What it argues
Richard Rhodes spent years researching the scientific and political story behind the Manhattan Project, and the result is a work of narrative history that refuses to treat the bomb as either a triumph or a horror to be judged from a comfortable distance. The Making of the Atomic Bomb won the Pulitzer Prize in 1988 and remains the definitive account of how the most destructive weapon in history was built in under three years.

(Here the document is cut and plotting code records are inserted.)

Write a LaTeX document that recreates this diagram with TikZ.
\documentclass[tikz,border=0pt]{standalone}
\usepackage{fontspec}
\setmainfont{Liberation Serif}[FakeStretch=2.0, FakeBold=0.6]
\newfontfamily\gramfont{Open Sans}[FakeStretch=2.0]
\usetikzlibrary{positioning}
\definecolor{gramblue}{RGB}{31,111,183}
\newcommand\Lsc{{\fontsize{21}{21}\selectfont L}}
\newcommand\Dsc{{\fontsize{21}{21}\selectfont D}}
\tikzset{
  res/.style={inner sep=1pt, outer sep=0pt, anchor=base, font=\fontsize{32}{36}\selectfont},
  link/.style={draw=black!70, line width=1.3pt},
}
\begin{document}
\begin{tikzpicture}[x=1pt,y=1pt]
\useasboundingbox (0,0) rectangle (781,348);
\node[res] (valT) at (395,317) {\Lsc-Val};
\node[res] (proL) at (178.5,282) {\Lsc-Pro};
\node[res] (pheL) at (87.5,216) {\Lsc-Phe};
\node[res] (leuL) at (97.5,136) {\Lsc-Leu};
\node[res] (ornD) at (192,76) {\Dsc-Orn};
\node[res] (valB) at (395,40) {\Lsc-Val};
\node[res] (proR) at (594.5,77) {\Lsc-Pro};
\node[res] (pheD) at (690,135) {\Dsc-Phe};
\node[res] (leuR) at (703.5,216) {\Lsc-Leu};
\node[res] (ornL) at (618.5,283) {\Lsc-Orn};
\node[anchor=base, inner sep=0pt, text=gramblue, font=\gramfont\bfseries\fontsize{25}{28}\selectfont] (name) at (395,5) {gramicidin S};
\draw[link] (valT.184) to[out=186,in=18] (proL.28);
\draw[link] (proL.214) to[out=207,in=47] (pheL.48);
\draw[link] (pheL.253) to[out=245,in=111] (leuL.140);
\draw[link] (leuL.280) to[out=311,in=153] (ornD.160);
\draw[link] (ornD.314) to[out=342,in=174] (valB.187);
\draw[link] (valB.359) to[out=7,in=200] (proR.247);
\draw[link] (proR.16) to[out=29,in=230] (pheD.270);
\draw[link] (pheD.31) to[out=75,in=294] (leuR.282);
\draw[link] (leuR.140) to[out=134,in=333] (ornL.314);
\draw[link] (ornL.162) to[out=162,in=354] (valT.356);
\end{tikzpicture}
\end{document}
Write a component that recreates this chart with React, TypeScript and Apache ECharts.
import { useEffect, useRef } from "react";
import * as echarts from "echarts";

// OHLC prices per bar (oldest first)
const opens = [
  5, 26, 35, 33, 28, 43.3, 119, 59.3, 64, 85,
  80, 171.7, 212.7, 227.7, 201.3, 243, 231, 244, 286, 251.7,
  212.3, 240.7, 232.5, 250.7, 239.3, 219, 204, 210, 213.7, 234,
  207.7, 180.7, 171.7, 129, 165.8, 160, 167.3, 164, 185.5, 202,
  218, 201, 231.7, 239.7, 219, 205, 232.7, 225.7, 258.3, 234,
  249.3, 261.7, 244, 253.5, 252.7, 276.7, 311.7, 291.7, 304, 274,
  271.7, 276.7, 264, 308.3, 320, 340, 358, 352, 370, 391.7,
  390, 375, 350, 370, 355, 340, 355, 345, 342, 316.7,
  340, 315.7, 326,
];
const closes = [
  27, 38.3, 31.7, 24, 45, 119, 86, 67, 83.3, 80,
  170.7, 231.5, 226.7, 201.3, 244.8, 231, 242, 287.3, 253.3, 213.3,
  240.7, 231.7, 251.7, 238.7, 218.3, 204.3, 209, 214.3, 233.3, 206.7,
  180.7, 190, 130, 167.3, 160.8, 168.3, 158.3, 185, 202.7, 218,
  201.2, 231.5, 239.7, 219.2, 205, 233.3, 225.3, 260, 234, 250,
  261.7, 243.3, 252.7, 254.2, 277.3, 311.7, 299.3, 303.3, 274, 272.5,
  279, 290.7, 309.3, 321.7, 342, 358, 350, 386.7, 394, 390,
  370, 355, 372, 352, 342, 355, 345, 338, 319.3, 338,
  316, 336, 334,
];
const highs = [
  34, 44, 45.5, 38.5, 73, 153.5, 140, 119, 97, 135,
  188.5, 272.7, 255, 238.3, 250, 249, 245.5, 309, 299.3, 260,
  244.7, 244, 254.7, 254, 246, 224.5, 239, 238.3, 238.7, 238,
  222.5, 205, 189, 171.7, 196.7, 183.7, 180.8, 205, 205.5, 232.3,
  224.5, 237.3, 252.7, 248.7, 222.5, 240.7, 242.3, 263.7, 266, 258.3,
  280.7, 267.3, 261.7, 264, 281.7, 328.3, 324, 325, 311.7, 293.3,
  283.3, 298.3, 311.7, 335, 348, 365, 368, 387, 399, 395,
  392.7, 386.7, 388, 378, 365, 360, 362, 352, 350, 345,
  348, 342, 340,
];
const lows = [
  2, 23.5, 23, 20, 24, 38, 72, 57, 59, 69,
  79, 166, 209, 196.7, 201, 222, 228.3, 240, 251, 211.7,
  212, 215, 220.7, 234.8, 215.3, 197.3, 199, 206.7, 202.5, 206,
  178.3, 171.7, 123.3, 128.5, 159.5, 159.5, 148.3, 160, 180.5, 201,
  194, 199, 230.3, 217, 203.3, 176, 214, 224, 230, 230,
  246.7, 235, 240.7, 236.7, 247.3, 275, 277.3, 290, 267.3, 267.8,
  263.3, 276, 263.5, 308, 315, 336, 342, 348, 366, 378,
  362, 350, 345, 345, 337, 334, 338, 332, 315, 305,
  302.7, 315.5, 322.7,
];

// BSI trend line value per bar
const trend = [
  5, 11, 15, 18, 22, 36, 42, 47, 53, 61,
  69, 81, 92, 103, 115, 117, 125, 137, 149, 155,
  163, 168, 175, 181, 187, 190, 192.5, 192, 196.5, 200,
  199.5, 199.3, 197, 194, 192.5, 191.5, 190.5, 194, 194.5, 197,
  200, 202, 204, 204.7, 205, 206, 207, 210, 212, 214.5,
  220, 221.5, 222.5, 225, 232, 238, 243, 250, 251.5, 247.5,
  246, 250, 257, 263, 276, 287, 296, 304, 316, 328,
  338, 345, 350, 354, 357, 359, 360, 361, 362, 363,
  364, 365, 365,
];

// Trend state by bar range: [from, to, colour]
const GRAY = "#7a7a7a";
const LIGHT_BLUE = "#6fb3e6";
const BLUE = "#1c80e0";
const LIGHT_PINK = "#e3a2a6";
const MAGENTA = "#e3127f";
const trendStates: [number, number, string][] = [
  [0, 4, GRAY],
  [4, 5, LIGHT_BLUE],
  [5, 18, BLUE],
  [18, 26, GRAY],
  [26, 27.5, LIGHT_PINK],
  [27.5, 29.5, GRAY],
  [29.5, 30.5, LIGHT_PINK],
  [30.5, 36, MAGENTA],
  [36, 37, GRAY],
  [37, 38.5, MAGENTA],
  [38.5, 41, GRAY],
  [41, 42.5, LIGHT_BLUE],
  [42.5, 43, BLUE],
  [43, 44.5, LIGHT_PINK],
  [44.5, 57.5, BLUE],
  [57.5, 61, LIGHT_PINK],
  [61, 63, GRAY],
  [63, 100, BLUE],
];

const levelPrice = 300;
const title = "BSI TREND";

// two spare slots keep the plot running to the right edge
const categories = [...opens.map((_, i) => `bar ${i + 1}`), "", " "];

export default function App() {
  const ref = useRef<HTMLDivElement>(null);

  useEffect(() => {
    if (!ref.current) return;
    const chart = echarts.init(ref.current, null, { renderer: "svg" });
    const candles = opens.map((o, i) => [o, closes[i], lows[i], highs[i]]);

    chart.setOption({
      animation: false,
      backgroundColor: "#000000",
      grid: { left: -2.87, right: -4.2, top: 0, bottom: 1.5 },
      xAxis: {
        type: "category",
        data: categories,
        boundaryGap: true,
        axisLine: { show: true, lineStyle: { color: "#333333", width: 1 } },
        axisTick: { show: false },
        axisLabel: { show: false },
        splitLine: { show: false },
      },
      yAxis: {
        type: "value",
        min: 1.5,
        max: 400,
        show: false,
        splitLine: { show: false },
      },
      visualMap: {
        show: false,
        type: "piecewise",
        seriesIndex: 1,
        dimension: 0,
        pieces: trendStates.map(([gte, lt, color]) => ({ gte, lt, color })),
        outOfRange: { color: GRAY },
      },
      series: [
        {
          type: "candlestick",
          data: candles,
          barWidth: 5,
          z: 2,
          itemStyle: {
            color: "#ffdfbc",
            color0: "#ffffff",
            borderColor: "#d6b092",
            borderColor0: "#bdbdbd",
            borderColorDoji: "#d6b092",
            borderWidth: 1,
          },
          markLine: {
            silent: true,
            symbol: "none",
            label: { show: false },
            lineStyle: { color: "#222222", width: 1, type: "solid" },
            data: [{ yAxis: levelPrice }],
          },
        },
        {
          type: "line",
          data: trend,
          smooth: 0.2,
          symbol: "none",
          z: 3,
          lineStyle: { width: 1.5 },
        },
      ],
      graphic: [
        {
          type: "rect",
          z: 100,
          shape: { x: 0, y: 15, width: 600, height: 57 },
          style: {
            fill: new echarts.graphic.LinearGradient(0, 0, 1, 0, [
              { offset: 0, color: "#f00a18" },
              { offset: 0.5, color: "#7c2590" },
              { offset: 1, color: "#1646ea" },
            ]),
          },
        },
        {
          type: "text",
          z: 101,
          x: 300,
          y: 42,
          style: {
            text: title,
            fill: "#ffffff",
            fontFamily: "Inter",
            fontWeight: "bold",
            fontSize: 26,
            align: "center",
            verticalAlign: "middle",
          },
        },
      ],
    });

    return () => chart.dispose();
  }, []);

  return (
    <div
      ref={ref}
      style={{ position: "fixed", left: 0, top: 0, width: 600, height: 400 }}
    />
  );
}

Rhodes begins with the theoretical physics — the discoveries of radioactivity, fission, and the chain reaction — and renders them accessible without dumbing them down. The scientists who built the bomb are vivid individuals: Leo Szilard conceiving the chain reaction on a London street corner, Enrico Fermi supervising the first controlled reaction beneath a Chicago squash court, Robert Oppenheimer managing an extraordinary collection of egos in the New Mexico desert. Rhodes is as interested in the human story as the technical one, and he follows these men and women from their European origins through emigration, wartime secrecy, and finally the detonations at Alamogordo, Hiroshima, and Nagasaki.
What it gets right
- 1.
The atomic bomb was built by a community of European refugee physicists who brought the theoretical foundations of fission to America just as Hitler was closing universities to Jews.
- 2.
The Manhattan Project succeeded in part because of Robert Oppenheimer's rare ability to manage top-tier scientific talent under extreme secrecy and time pressure.
- 3.
The decision to use the bomb on Japanese cities involved less deliberation than the decision to build it. No single formal review considered alternatives before Hiroshima.
What it covers
Who wrote it
Richard Rhodes is an American author and journalist whose work spans nuclear history, science, and American culture. He has written more than twenty books, including the follow-up volumes Dark Sun (about the hydrogen bomb) and Arsenals of Folly (about the Cold War arms race). The Making of the Atomic Bomb won the Pulitzer Prize for General Nonfiction, the National Book Award, and the National Book Critics Circle Award in 1988. Rhodes has received fellowships from the Guggenheim Foundation and the Alfred P. Sloan Foundation. He lives in Northern California.